|Application domain:||Predicting chemical properties of river water|
Physical and chemical properties give a specific picture of river water quality at a particular point in time, while the biota (living organisms) act as continuous monitors and give a more general picture of water quality over a period of time. This has increased the relative importance of biological methods for monitoring water quality. The problem of inferring the chemical properties from the biota is practically relevant, especially in countries where extensive biological monitoring is conducted. Regular monitoring for a very wide range of chemical pollutants would be very expensive, if not impossible. On the other hand, the state of the biota can reflect an increase in pollution and indicate likely causes/sources.
We used data on biological and chemical samples from Slovenian rivers collected through the monitoring program of the Hydrometeorological Institute of Slovenia (Dzeroski et al. 2000). Pairs of biological and chemical samples that were taken at the same site at approximately the same time were used: there were 1061 such pairs, collected over six years. Data on biological samples list all the species/taxa present at the site and their abundances. Chemical samples contain the measured values of 16 physical an chemical parameters: biological oxygen demand (BOD), chlorine concentration (Cl), CO2 concentration, electrical conductivity, chemical oxygen demand COD (K2Cr2O7 and KMnO4), concentrations of ammonia (NH4), NO2, NO3 and dissolved oxygen (O2), alkalinity (pH), PO4, oxygen saturation, SiO2, water temperature, and total hardness.

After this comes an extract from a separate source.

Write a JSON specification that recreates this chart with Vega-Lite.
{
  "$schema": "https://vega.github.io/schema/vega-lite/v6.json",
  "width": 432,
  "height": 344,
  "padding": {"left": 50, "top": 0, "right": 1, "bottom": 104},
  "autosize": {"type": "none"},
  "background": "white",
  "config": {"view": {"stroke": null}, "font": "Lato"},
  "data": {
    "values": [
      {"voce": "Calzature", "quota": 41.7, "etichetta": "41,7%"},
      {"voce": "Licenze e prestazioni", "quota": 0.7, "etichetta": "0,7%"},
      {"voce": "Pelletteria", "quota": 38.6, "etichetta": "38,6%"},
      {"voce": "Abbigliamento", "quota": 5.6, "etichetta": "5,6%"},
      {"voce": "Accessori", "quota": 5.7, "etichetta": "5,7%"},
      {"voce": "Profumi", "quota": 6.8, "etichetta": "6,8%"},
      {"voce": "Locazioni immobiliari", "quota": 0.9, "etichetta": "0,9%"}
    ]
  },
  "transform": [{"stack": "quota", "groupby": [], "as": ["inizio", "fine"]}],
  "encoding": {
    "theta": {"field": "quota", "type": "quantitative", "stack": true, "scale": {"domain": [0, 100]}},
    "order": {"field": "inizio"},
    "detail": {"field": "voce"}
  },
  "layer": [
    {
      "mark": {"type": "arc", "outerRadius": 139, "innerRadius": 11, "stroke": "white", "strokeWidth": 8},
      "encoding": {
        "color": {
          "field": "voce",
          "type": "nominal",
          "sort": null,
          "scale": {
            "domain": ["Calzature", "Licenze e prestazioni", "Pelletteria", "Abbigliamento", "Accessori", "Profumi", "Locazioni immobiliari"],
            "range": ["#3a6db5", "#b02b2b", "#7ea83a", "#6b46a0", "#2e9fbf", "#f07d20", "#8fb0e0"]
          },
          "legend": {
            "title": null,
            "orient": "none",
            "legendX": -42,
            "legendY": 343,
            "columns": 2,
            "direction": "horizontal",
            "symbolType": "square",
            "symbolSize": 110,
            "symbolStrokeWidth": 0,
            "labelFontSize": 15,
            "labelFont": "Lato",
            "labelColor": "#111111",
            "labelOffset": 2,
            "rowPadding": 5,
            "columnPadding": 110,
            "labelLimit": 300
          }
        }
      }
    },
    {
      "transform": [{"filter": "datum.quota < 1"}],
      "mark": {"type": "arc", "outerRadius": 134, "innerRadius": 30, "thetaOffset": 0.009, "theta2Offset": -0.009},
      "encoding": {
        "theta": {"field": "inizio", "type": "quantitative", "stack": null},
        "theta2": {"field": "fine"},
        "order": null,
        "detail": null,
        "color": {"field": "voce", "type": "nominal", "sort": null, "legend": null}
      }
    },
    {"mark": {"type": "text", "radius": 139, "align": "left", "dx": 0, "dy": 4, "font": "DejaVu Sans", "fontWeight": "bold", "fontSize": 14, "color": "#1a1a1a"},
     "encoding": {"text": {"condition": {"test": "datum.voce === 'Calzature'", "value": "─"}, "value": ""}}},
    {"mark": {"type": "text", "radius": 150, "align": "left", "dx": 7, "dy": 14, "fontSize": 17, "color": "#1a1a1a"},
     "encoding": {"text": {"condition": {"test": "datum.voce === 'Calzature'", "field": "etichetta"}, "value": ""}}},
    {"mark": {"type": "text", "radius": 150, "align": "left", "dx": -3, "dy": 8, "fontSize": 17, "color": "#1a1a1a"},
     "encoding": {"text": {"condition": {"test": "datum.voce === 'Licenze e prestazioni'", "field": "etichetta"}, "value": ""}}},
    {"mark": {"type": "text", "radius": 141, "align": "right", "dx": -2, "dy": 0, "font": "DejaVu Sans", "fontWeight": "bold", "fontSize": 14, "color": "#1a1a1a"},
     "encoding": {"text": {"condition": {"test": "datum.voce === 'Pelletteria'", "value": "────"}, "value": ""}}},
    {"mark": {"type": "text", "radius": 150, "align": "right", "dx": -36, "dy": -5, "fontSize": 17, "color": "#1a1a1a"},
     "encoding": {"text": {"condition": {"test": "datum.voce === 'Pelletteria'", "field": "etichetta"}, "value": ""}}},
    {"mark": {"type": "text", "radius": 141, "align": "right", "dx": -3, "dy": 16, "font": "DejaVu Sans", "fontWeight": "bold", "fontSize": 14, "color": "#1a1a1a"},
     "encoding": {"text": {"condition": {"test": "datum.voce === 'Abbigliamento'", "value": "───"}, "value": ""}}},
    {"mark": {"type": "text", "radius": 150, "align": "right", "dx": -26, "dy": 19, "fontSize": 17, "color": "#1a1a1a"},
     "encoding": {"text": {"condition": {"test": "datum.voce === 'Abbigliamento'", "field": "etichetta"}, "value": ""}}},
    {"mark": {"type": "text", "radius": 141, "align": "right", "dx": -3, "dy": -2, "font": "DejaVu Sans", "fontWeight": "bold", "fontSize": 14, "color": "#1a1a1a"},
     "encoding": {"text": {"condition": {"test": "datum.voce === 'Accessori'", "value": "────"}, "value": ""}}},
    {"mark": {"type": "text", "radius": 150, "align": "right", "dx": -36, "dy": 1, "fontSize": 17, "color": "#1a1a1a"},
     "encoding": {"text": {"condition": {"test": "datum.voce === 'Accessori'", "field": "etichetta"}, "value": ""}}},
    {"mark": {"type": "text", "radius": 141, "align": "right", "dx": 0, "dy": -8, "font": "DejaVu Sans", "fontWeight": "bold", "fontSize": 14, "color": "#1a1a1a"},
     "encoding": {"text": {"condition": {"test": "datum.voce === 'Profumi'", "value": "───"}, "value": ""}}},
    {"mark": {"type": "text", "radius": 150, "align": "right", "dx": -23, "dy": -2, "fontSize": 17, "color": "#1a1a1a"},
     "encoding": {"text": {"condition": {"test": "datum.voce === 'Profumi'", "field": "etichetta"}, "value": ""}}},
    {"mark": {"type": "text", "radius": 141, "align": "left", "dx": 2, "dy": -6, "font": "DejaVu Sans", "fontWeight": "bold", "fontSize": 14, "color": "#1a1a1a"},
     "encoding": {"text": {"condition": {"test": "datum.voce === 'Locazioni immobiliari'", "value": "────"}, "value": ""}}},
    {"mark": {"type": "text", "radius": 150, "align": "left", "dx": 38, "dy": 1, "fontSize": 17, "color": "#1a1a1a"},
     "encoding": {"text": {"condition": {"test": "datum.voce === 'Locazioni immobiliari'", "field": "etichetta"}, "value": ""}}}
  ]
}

We used regression tree induction to learn predictive models for each of the 16 parameters (Dzeroski et al. 2000) separately. The models for the most important indicators of pollution (ammonia, biological oxygen demand, chemical oxygen demand) had the best predictive power. We also used clustering trees (Blockeel et al. 1998) to predict the values for all 16 parameters at the same time (Blockeel et al. 1999): this actually improved the accuracy as compared to individual predictions for each of the 16 parameters.